To be done —
Read the records below. Copy each line where the string "Output" occurs.

Source data —
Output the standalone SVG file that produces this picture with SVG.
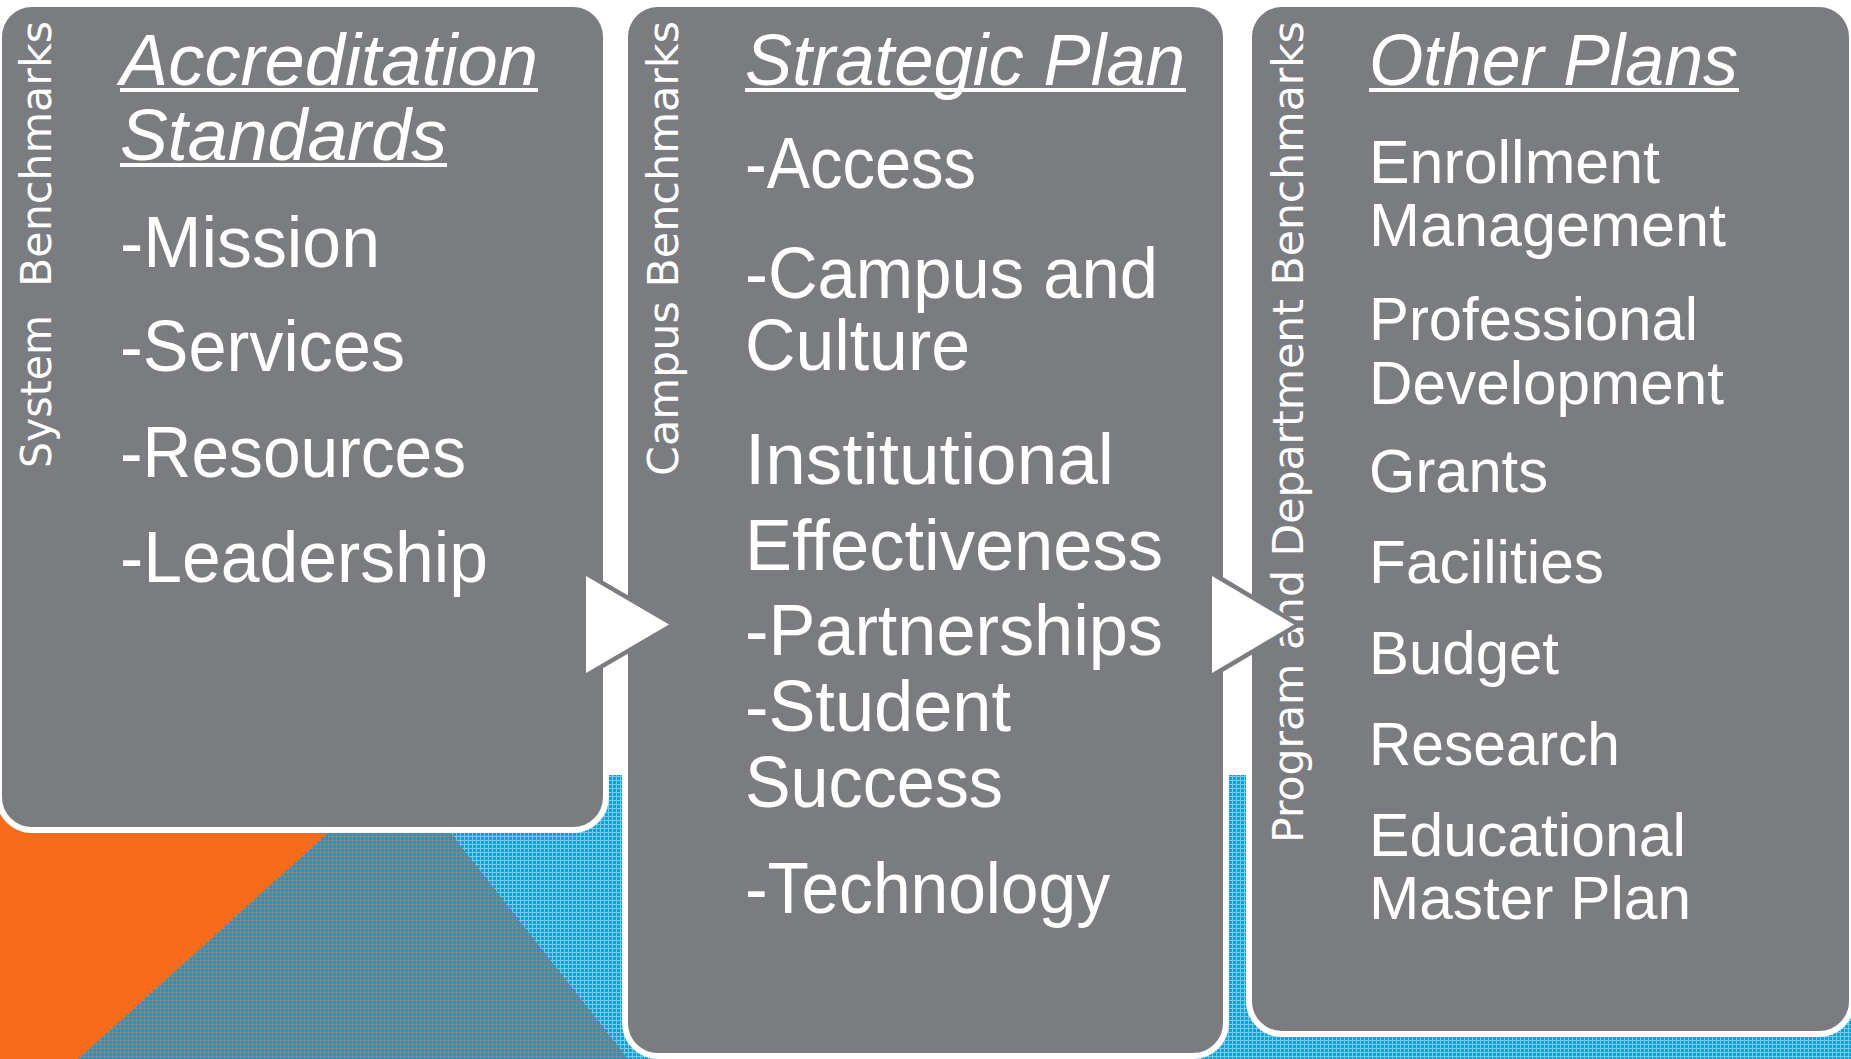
* * *
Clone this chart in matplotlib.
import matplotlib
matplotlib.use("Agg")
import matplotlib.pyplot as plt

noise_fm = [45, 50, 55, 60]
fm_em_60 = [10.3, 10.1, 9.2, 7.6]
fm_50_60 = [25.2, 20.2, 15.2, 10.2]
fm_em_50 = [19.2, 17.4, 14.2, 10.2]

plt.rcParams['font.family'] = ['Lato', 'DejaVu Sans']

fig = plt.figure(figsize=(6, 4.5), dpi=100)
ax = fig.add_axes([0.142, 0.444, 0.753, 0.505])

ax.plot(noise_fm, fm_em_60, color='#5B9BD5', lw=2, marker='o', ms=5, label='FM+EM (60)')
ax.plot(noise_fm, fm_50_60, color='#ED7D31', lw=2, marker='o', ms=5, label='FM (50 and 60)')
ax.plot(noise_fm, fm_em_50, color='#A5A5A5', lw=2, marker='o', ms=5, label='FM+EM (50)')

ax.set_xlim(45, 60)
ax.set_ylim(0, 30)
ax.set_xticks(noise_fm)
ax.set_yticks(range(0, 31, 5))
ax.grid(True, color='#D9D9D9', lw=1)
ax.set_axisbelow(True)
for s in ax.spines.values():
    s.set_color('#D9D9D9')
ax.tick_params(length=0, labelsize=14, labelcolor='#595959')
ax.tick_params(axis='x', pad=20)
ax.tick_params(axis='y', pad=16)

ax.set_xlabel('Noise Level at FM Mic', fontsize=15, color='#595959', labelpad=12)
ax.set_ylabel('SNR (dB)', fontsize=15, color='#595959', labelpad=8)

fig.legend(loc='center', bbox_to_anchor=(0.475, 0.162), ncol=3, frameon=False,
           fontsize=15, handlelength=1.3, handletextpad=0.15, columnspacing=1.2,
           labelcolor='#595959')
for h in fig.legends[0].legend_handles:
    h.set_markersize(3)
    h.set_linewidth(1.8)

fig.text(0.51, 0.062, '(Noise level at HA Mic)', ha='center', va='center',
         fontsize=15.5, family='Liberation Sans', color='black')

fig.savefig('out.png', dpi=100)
==
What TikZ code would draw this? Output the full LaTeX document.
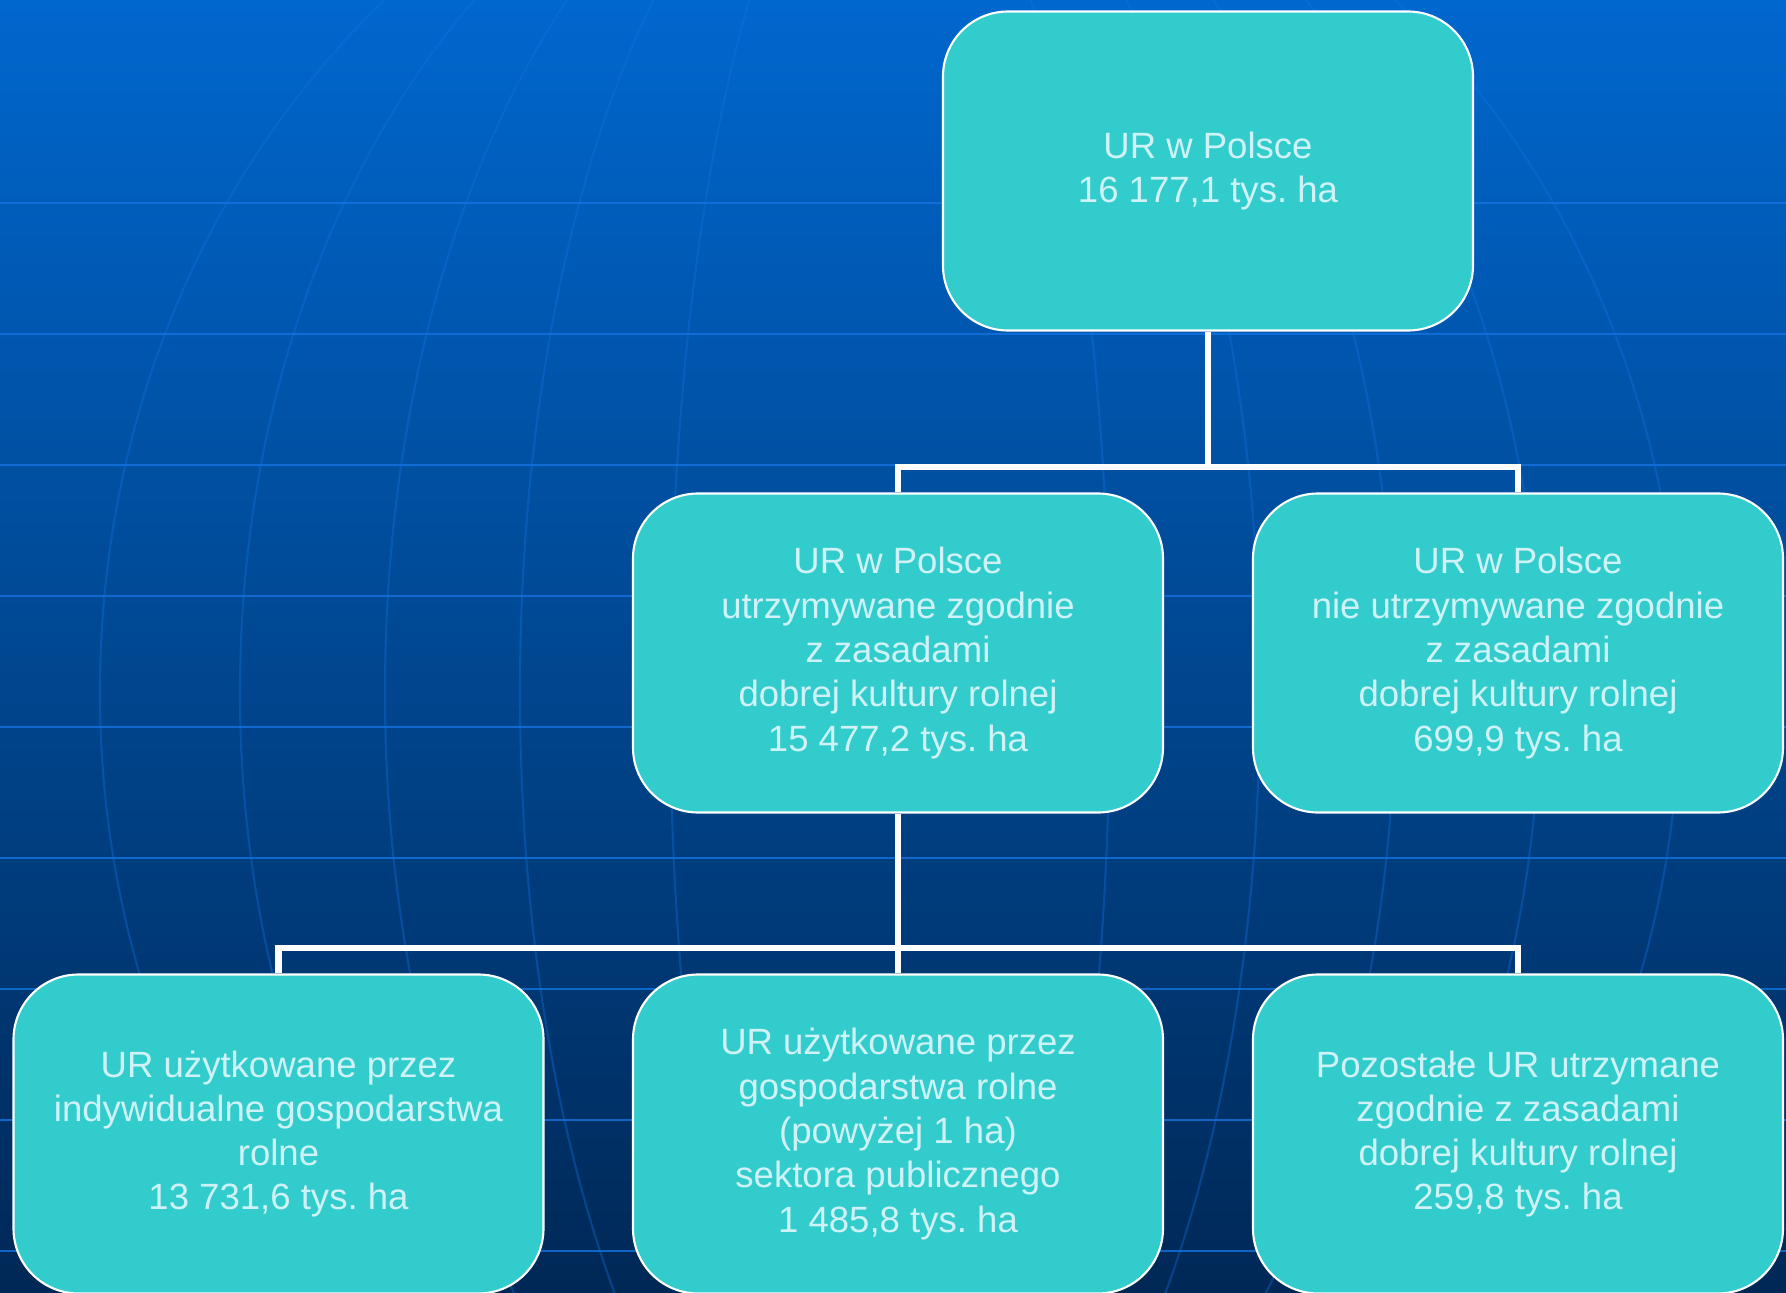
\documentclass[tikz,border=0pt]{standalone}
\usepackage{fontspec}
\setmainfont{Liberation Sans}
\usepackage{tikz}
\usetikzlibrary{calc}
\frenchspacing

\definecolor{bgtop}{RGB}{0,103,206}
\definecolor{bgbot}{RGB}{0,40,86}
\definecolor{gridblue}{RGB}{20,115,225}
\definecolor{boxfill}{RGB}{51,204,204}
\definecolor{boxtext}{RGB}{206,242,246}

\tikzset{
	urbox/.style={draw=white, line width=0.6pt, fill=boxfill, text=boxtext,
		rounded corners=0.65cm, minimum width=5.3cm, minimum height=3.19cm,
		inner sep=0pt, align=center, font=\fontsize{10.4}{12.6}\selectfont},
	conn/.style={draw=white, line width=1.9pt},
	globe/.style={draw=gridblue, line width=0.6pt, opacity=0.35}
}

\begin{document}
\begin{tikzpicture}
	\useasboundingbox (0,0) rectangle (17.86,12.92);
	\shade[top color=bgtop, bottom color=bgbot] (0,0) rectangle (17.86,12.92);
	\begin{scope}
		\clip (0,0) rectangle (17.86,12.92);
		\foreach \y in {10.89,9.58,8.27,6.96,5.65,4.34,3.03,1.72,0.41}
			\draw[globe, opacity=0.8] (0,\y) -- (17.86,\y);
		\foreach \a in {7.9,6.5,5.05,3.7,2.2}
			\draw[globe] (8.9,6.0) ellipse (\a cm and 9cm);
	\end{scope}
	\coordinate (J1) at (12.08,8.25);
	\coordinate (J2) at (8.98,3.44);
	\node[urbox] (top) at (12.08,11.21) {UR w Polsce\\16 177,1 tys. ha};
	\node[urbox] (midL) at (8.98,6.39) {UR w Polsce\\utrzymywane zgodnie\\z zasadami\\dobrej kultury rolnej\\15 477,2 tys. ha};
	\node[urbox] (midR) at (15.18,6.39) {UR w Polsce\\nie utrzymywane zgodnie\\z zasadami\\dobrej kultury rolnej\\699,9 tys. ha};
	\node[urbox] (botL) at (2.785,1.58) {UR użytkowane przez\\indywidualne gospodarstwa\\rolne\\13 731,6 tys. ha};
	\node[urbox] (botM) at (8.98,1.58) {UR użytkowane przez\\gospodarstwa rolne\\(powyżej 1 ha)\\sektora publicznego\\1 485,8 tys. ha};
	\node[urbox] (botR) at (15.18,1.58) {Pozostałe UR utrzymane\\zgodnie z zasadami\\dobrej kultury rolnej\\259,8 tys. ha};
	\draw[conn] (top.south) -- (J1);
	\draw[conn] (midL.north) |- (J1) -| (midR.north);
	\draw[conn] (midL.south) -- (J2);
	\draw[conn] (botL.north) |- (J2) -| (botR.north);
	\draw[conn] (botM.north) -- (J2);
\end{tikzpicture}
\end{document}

Full solution —
Output the standalone SVG file that produces this picture with SVG.
What TikZ code would draw this? Output the full LaTeX document.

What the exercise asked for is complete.